I don’t think there was any euphemism for the bra strap thing. The reason being, bra straps then would never, ever show. Not even by accident. There was just no way in the wide earthly world that they could slip or slide or become wayward in any shape or fashion. Bras back then were made out of something resembling tungsten and were quite unlovely. They were big and bulky – no matter what size they were – and there was absolutely no chance that they would wander about your person. Getting them on and off was a palaver as they had millions of hooks. Particularly difficult ones were put on backways, hooked up and then swizzled and hooshed round to the back. And they were generally given their full title. They were brassieres. No nonsense, no frippery, no frilly bras. Full blown, industrial quality, formidable brassieres.
And, a bit like Henry Ford’s Model T, they came in only one colour. Unlike Henry’s black auto, though, the colour of the brassiere was white. They went a bit grey after a few washes but they were essentially white. Yes, they were available in black… but a black bra put you into Jezebel territory. Even though it was as big and bulky and unlovely as the white version, and even though nobody was going to see it, the fact that it was black said something about your morals. The very fact that you bought it. You were brazen enough to walk into a shop and buy a black bra. Definitely a Jezebel.

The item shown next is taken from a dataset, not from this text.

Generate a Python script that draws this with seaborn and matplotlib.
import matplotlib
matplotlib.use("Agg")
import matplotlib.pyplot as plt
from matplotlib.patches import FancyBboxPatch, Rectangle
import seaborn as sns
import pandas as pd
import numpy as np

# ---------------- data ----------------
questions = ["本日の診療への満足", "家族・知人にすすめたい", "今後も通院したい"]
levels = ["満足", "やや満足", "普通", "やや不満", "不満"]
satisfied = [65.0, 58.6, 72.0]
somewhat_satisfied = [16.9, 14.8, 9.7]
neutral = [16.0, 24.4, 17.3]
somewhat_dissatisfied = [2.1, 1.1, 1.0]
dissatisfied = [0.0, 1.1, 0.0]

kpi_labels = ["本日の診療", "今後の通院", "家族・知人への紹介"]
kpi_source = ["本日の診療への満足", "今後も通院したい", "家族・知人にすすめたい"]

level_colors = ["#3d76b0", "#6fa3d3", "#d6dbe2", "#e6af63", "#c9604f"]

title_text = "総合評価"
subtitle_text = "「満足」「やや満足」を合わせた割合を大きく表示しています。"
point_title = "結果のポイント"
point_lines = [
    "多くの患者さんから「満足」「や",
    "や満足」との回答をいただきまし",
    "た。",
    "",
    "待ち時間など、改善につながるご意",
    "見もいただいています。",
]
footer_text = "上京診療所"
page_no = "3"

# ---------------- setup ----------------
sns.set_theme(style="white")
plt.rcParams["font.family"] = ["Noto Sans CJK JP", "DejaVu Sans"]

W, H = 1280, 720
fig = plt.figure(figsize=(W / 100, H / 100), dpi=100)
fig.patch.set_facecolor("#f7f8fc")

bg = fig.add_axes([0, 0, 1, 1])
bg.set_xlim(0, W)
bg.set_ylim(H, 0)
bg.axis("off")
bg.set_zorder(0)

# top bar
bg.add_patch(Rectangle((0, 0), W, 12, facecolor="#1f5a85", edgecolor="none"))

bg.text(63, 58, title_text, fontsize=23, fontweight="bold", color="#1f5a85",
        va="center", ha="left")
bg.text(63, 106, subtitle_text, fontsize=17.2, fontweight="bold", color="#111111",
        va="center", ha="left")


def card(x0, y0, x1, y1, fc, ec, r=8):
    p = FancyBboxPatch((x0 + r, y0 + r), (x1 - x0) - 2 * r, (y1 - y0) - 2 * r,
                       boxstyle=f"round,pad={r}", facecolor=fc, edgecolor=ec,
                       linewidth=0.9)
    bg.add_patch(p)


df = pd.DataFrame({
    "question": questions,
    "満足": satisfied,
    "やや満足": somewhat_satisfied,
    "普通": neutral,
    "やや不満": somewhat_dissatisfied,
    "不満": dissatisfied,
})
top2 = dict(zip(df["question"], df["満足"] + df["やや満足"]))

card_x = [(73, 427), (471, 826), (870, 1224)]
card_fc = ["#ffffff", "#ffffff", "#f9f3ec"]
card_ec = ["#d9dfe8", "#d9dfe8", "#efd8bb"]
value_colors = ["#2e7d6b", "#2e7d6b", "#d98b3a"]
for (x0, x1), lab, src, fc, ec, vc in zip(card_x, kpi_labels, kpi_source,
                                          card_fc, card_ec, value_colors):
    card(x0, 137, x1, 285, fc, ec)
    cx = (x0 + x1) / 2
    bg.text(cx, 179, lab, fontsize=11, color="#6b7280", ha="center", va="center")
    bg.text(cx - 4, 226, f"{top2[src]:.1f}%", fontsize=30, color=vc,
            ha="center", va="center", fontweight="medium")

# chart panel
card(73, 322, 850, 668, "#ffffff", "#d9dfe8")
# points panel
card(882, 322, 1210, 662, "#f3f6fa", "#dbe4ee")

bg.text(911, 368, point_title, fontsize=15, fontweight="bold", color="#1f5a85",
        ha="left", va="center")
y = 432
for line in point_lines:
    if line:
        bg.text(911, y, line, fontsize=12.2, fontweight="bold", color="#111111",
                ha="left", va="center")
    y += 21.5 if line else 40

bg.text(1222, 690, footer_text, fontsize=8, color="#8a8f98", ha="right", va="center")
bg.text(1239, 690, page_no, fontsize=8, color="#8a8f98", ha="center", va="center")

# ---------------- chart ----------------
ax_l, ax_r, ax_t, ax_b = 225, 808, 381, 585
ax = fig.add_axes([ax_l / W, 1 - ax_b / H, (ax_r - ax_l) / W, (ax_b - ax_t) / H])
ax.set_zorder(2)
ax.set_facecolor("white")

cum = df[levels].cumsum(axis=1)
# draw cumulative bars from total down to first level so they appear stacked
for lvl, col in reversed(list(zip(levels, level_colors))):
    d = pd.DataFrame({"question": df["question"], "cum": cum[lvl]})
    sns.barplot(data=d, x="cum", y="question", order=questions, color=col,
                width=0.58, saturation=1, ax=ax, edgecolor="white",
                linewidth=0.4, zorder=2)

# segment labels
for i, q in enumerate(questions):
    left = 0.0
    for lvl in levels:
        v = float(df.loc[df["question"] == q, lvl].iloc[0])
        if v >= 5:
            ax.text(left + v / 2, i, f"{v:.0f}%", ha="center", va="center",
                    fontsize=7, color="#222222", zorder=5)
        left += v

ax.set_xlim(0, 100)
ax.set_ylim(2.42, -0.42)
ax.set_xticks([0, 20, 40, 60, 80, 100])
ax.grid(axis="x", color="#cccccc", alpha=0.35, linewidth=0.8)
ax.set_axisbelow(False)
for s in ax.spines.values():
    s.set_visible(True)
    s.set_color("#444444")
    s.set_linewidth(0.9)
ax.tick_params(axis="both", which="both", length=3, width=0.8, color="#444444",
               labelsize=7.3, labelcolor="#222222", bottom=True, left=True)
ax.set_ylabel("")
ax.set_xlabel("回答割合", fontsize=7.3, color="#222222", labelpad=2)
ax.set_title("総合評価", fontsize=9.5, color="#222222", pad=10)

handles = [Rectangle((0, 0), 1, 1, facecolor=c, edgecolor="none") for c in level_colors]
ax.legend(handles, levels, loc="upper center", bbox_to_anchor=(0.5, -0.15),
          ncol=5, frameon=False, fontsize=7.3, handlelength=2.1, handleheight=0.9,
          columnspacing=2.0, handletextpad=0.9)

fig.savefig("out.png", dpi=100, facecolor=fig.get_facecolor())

When flesh-toned ones came onto the market, that was a whole new level of depravity. You’d wait till you got to Dublin or somewhere else anonymous before you’d buy one of them. And you certainly wouldn’t put it in the wash for your mother to see. She’d have lifted it out with the laundry tongs and sprinkled it with holy water. She’d have burned it only that it cost good money and anyway, bra burning in that era was anarchic. And even black or flesh-toned was better than none.
But these days, anything goes. They’re padded, underwired, gel-filled, water-filled, strapless, invisible straps, backless, inflatable, cross-your-heart, push-you-up, plunge-you-down, lift and separate, squeeze you in for cleavage. They’re pink, yellow, blue, green, purple, polka dotty, have writing on them, plastic clasps, Velcro fasteners, stick on and just about anything else you can think of.
And, maybe it’s because they’ve made such startling advances that it’s a fashion imperative that they’re on show. We told each other in bygone days that Charlie was dead – our innocent slip was on show. These days, I suspect the sisterhood still tip each other the wink to signal that an underwear adjustment is required – only the modern alert is probably that there’s nothing showing. Run to the loo quick and hoike out your bra straps. Or pull your jeans down a bit for proper showing-off-the-thong purposes.
And M&S, it seems, have decided to go with the modern flow and pander to the low slung, flesh-baring, bra-showing generation. But, after the events at the AGM, they do it at their peril. No harm for them to be reminded that, just because you don’t want to flash your bits, it doesn’t mean you’re dead. You mightn’t follow modern fashion – but, like Ms Roodyn, you’ve still got style. And the grey dollar to spend on it.